━━ Task input
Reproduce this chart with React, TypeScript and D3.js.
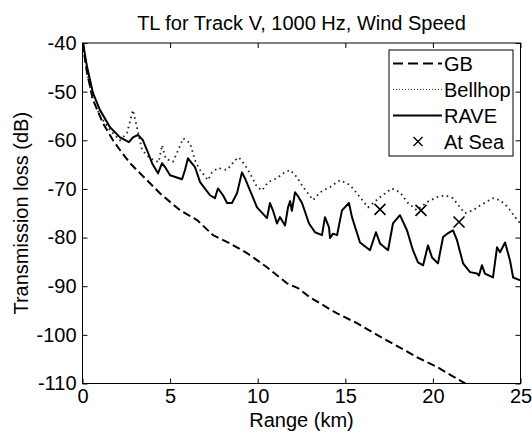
import React, { useEffect, useRef } from "react";
import * as d3 from "d3";

// ---- Data ----
const xTicks = [0, 5, 10, 15, 20, 25];
const yTicks = [-110, -100, -90, -80, -70, -60, -50, -40];

const gbRange = [0.03, 0.12, 0.26, 0.6, 1.17, 1.74, 2.14, 2.71, 3.68, 4.42, 5.57, 6.54, 7.45, 8.42, 9.39, 10.53, 11.67, 12.3, 12.99, 14.53, 15.67, 17.15, 18.12, 19.09, 20.23, 21.37, 22.0];
const gbTL = [-40, -42.8, -46.2, -51.7, -56.5, -60.0, -62.0, -64.7, -68.2, -70.9, -74.4, -76.4, -79.5, -81.2, -83.2, -86.1, -89.4, -90.4, -92.3, -95.6, -97.6, -100.7, -102.6, -104.6, -106.6, -109.0, -110.3];

const bellhopRange = [0.03, 0.26, 0.54, 1.0, 1.57, 2.14, 2.54, 2.88, 3.17, 3.4, 3.85, 4.35, 4.54, 4.75, 5.17, 5.75, 6.14, 6.42, 6.71, 7.16, 7.39, 7.73, 8.25, 8.7, 8.93, 9.27, 9.56, 9.96, 10.25, 10.59, 11.1, 11.45, 11.85, 12.24, 12.59, 12.87, 13.16, 13.56, 14.13, 14.7, 15.27, 15.84, 16.3, 16.98, 17.66, 18.12, 18.58, 19.09, 19.66, 20.23, 20.69, 21.15, 21.55, 21.83, 22.29, 22.69, 23.43, 23.83, 24.29, 24.69, 25];
const bellhopTL = [-40.5, -45.8, -51.2, -55.0, -57.9, -60.0, -58.5, -53.8, -58.3, -62.0, -63.7, -64.5, -61.0, -63.8, -64.4, -59.6, -60.6, -64.1, -66.1, -68.2, -66.6, -65.7, -66.1, -64.1, -63.5, -65.1, -66.8, -69.6, -70.3, -68.6, -67.8, -66.8, -66.1, -67.6, -69.6, -70.9, -72.3, -70.7, -69.6, -68.2, -69.2, -71.7, -73.8, -71.7, -69.9, -70.7, -72.9, -74.4, -72.7, -71.7, -71.3, -71.9, -73.8, -75.0, -74.4, -73.4, -71.9, -72.3, -73.8, -75.8, -77.1];

const raveRange = [0.03, 0.26, 0.6, 1.0, 1.57, 2.14, 2.65, 2.88, 3.17, 3.45, 3.68, 3.97, 4.31, 4.54, 4.71, 5.0, 5.68, 5.85, 6.02, 6.42, 6.71, 7.28, 7.56, 7.73, 8.02, 8.25, 8.53, 8.82, 9.1, 9.27, 9.56, 9.96, 10.53, 10.7, 10.87, 11.1, 11.27, 11.56, 11.73, 11.85, 11.95, 12.13, 12.3, 12.53, 12.93, 13.27, 13.67, 13.84, 14.07, 14.13, 14.3, 14.53, 14.81, 15.21, 15.38, 15.84, 16.41, 16.75, 16.98, 17.44, 17.72, 18.12, 18.52, 18.86, 19.15, 19.44, 19.72, 19.95, 20.29, 20.58, 20.86, 21.15, 21.38, 21.72, 22.12, 22.52, 22.63, 22.8, 22.97, 23.43, 23.66, 23.83, 24.12, 24.4, 24.58, 25];
const raveTL = [-40, -44.9, -50.3, -53.8, -57.3, -59.4, -60.4, -59.4, -58.9, -60.0, -62.0, -64.7, -66.8, -64.7, -65.5, -67.2, -68.0, -66.1, -63.7, -65.5, -68.6, -71.3, -71.9, -69.9, -71.3, -72.9, -72.9, -70.9, -66.6, -67.8, -70.3, -73.8, -76.0, -72.9, -74.4, -77.1, -75.8, -77.5, -73.8, -72.5, -74.5, -70.7, -71.5, -72.9, -77.1, -78.9, -79.5, -75.8, -77.9, -80.1, -79.2, -79.5, -74.4, -72.9, -75.8, -81.0, -82.6, -78.9, -81.2, -82.6, -77.1, -75.4, -78.5, -82.6, -85.1, -85.7, -81.6, -84.1, -85.3, -79.9, -79.1, -78.5, -80.6, -85.3, -87.1, -87.4, -87.8, -85.7, -87.4, -88.2, -82.0, -83.0, -81.0, -84.7, -88.2, -88.8];

const seaRange = [16.98, 19.32, 21.49];
const seaTL = [-74.2, -74.4, -76.8];

const legendLabels = ["GB", "Bellhop", "RAVE", "At Sea"];

const W = 532;
const H = 436;
const M = { left: 82.5, right: 520.5, top: 43, bottom: 383.5 };
const FONT = "'Liberation Sans', Arial, Helvetica, sans-serif";
const FS = 20;

export default function App() {
  const gRef = useRef<SVGGElement>(null);

  const x = d3.scaleLinear().domain([0, 25]).range([M.left, M.right]);
  const y = d3.scaleLinear().domain([-110, -40]).range([M.bottom, M.top]);

  const line = d3
    .line<[number, number]>()
    .x((d) => x(d[0]))
    .y((d) => y(d[1]));

  const zip = (a: number[], b: number[]) => a.map((v, i) => [v, b[i]] as [number, number]);

  useEffect(() => {
    const g = d3.select(gRef.current);
    g.selectAll("*").remove();

    const styleAxis = (sel: any) => {
      sel.select(".domain").remove();
      sel.selectAll(".tick line").attr("stroke", "#000").attr("stroke-width", 1);
      sel
        .selectAll(".tick text")
        .attr("fill", "#000")
        .style("font-family", FONT)
        .style("font-size", FS + "px");
    };

    g.append("g")
      .attr("transform", `translate(0,${M.bottom})`)
      .call(d3.axisBottom(x).tickValues(xTicks).tickSize(-5).tickSizeOuter(0).tickPadding(5).tickFormat(d3.format("d")))
      .call(styleAxis);
    g.append("g")
      .attr("transform", `translate(0,${M.top})`)
      .call(d3.axisTop(x).tickValues(xTicks).tickSize(-5).tickSizeOuter(0).tickFormat(() => ""))
      .call(styleAxis);
    g.append("g")
      .attr("transform", `translate(${M.left},0)`)
      .call(d3.axisLeft(y).tickValues(yTicks).tickSize(-5).tickSizeOuter(0).tickPadding(6).tickFormat(d3.format("d")))
      .call(styleAxis);
    g.append("g")
      .attr("transform", `translate(${M.right},0)`)
      .call(d3.axisRight(y).tickValues(yTicks).tickSize(-5).tickSizeOuter(0).tickFormat(() => ""))
      .call(styleAxis);
    g.selectAll(".tick text").attr("font-family", null);
    g.selectAll("text").style("font-family", FONT);
    // minus sign as hyphen
    g.selectAll(".tick text").text(function (this: any) {
      return (d3.select(this).text() || "").replace("−", "-");
    });
  }, []);

  const lx0 = 393;
  const lx1 = 442;
  const rows = [63.5, 89.5, 115.5, 141.5];

  return (
    <div style={{ position: "absolute", left: 0, top: 0 }}>
      <svg width={W} height={H} style={{ display: "block", background: "#fff" }}>
        <defs>
          <clipPath id="plotclip">
            <rect x={M.left} y={M.top} width={M.right - M.left} height={M.bottom - M.top} />
          </clipPath>
        </defs>
        <rect x={0} y={0} width={W} height={H} fill="#fff" />
        <g clipPath="url(#plotclip)" fill="none" strokeLinejoin="round">
          <path d={line(zip(gbRange, gbTL)) || ""} stroke="#000" strokeWidth={2} strokeDasharray="8,4" />
          <path d={line(zip(bellhopRange, bellhopTL)) || ""} stroke="#222" strokeWidth={1.8} strokeDasharray="1.6,3.6" />
          <path d={line(zip(raveRange, raveTL)) || ""} stroke="#000" strokeWidth={2} />
          {seaRange.map((r, i) => {
            const cx = x(r);
            const cy = y(seaTL[i]);
            const s = 5.5;
            return (
              <path
                key={i}
                d={`M${cx - s},${cy - s}L${cx + s},${cy + s}M${cx - s},${cy + s}L${cx + s},${cy - s}`}
                stroke="#000"
                strokeWidth={1.6}
              />
            );
          })}
        </g>
        <rect
          x={M.left}
          y={M.top}
          width={M.right - M.left}
          height={M.bottom - M.top}
          fill="none"
          stroke="#000"
          strokeWidth={1}
        />
        <g ref={gRef} />
        {/* Legend */}
        <g>
          <rect x={389} y={50} width={124} height={106} fill="#fff" stroke="#000" strokeWidth={1} />
          <line x1={lx0} x2={lx1} y1={rows[0]} y2={rows[0]} stroke="#000" strokeWidth={2} strokeDasharray="10,5" />
          <line x1={lx0} x2={lx1} y1={rows[1]} y2={rows[1]} stroke="#333" strokeWidth={1} strokeDasharray="1,2" />
          <line x1={lx0} x2={lx1} y1={rows[2]} y2={rows[2]} stroke="#000" strokeWidth={2} />
          <path
            d={`M${418 - 4.5},${rows[3] - 4.5}L${418 + 4.5},${rows[3] + 4.5}M${418 - 4.5},${rows[3] + 4.5}L${418 + 4.5},${rows[3] - 4.5}`}
            stroke="#000"
            strokeWidth={1.4}
          />
          {legendLabels.map((t, i) => (
            <text
              key={t}
              x={444}
              y={rows[i]}
              dy="0.36em"
              fontFamily={FONT}
              fontSize={FS}
              fill="#000"
            >
              {t}
            </text>
          ))}
        </g>
        <text x={(M.left + M.right) / 2} y={30} textAnchor="middle" fontFamily={FONT} fontSize={FS} fill="#000">
          TL for Track V, 1000 Hz, Wind Speed
        </text>
        <text x={(M.left + M.right) / 2} y={427} textAnchor="middle" fontFamily={FONT} fontSize={FS} fill="#000">
          Range (km)
        </text>
        <text
          transform={`translate(28,${(M.top + M.bottom) / 2}) rotate(-90)`}
          textAnchor="middle"
          fontFamily={FONT}
          fontSize={FS}
          fill="#000"
        >
          Transmission loss (dB)
        </text>
      </svg>
    </div>
  );
}
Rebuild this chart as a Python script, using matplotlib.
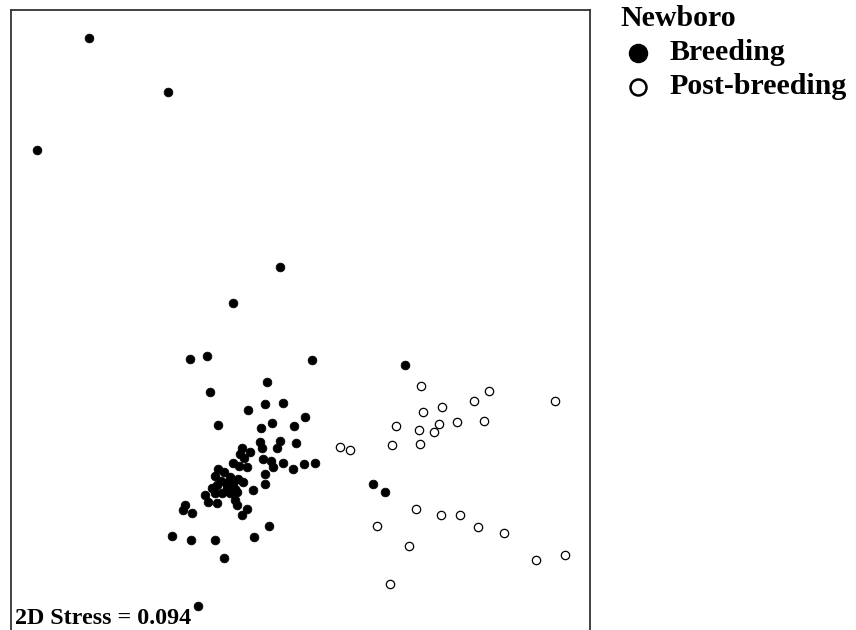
━━━━
Task brief => Reproduce the data above word for word from its first line through the line that holds "-106.6, -109.0, -110.3];", both ends included; skip pictures.

Exercise solution =>
Reproduce this chart with React, TypeScript and D3.js.
import React, { useEffect, useRef } from "react";
import * as d3 from "d3";

// ---- Data ----
const xTicks = [0, 5, 10, 15, 20, 25];
const yTicks = [-110, -100, -90, -80, -70, -60, -50, -40];

const gbRange = [0.03, 0.12, 0.26, 0.6, 1.17, 1.74, 2.14, 2.71, 3.68, 4.42, 5.57, 6.54, 7.45, 8.42, 9.39, 10.53, 11.67, 12.3, 12.99, 14.53, 15.67, 17.15, 18.12, 19.09, 20.23, 21.37, 22.0];
const gbTL = [-40, -42.8, -46.2, -51.7, -56.5, -60.0, -62.0, -64.7, -68.2, -70.9, -74.4, -76.4, -79.5, -81.2, -83.2, -86.1, -89.4, -90.4, -92.3, -95.6, -97.6, -100.7, -102.6, -104.6, -106.6, -109.0, -110.3];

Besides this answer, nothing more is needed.